Monday, May 30, 2005

babywise?

I didn’t know I was getting into another controversy by having a baby. Before you have kids you have this idea that babies are pretty uncontroversial things. You feed them, change them, snuggle them to sleep and that is all there is too it. But there are all of these gadgets, systems, feeding methods, changing methods, schedules etc that no one tells you about when you announce this new baby. So presently I’m embroiled in controversy.

Just so the world knows, I’m a babywise parent. If you don’t have kids, you don’t know the true power and thrust of that statement. My sisters-in –law turned me on to it. Between them they have 5 kids that are lovely. They were by and large easy babies. The oldest is 6 and she is a gem. I know many will say that wanting an easy baby is selfish but who wouldn’t want to be a happy confident parent. The baby might just pick up on my happy confidence and be happy and confident himself.

The just of this whole babywise thing is trying to have baby become part of the family. Basically the idea (as I see it) is to get baby on a routine so that baby sleeps, eats, and plays to a rough schedule. Ideally baby will be sleeping nights as soon as he is developmentally ready and family has an easy transition of adapting to a new person in the house. At least this is how I’ve used it.

I recently bought the second book and on doing a little homework while buying the book found out that essentially the same book is published as a curriculum (probably for church’s to use as a Sunday School class for parents) with scripture. The curriculum is called “Growing Kids God’s Way”. Personally I think the title is a little fishy, this guy really thinks that this is God’s personally approved system of raising kids- doubtful.

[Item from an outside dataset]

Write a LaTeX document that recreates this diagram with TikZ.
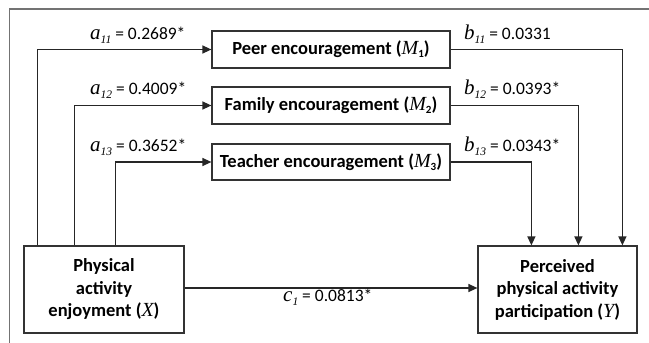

So found out that this is like the world’s most controversial way to raise a child. Did I know this? Absolutely not. So I spent a little time the other day doing a little reading about this whole Babywise/ GKGW thing, reading what that masses had to say- via blog- of course the most reliable source. Walked away feeling like an incredibly terrible parent. Spent Sunday trying to keep my kid from crying. Of course this just so happened to be one of the days when his teeth were going showing no mercy. He doesn’t have teeth yet but the getting them is horrible. Between the teeth and the little insecurity complex he has been going through, Sunday was spent holding, trying to cuddle him; in general making up for feeling like an absolutely awful parent for allowing him to cry himself to sleep on occasion.

Trying to recover from a guilt complex that I hadn’t had until I read I shouldn’t have been happy for the last 9 months. Who knew? @ seemed to be getting on swimmingly. Monday it seems that @ is a happy baby again. Teeth have let up on him I suspect. He spent the noon hour rolling around the living room (into the hall to the entry) and playing happily by himself. Then he let me rock him until he was ready for a nap. Go figure.

4 comments:

Gretchen Magruder said...

the key of parenting (like there's really only 1 key...or that I have even discovered it) is learning balance. At 4 and 6 years old, it's figuring out when to laugh, and when they need to be trained that rolling their eyes at their mother isn't acceptable behavior.

GKGW/Babywise can be taken to an extreme that I think was probably never intended...I don't know the Ezzos and don't know their private motives for writing the stuff...but the basic ideas of becoming a part of the family (not the center), learning to trust your parents to do what's best for you, being respectful and obedient, have all been important for our children to learn and for my own sanity.

We don't live by the book...we put our own "spin" on it (maybe that's why we're having problems with a kid who rolls her eyes and talks back?!)....but it's worked for us.

You're great parents. Use Babywise if it works for you and keep listening to God...he gave you a brain, so I'm pretty confident that you won't turn into a Babywise Nazi!

Jake T said...

funny story about all this: somebody wanted to do a babywise class at our church. I looked into it, found out that there was massive controversy surrounding it, found out that it's been real divisive (how the crap do you spell that?) in some churches where people got convinced that it really was "God's way," then found an article by James Dobson saying it wasn't good. Basically, I found a lot of criticism about it, and no response from Babywise. So I emailed them and asked about it. They sent me back a VERY defensive email, and eventually ending up saying, "we don't feel like we should have to defend ourselves." I decided not to participate in the class because I knew I couldn't go into it without having a bad attitude.

IRONICALLY, before Jonah was born, Jenn and I read this great book called....um....ok, I have no idea, but it was by Supernanny or some other British Nanny-type (no joke). It basically said the same thing that Babywise does--teach your baby independence, get him on a schedule, love them a lot, etc etc.

We did most of that stuff and it was great.

Too bad it was pretty much Babywise, heheheh. The irony is overwhelming.

Unknown said...

The long and the short of it is that Jonathan and I have decided to go back to the original method of parenting. Read 4 different books of opinions on how to raise a kid, here from everybody we've ever met with a kid, and then go with whatever we think best regardless. My guess is that is how we were raise anyway, and we aren't that screwed up (for the most part).

Gretchen Magruder said...

Original method of parenting? Like Adam and Eve? I don't think I've read that book yet....I guess that really would be Growing Kids God's Way?!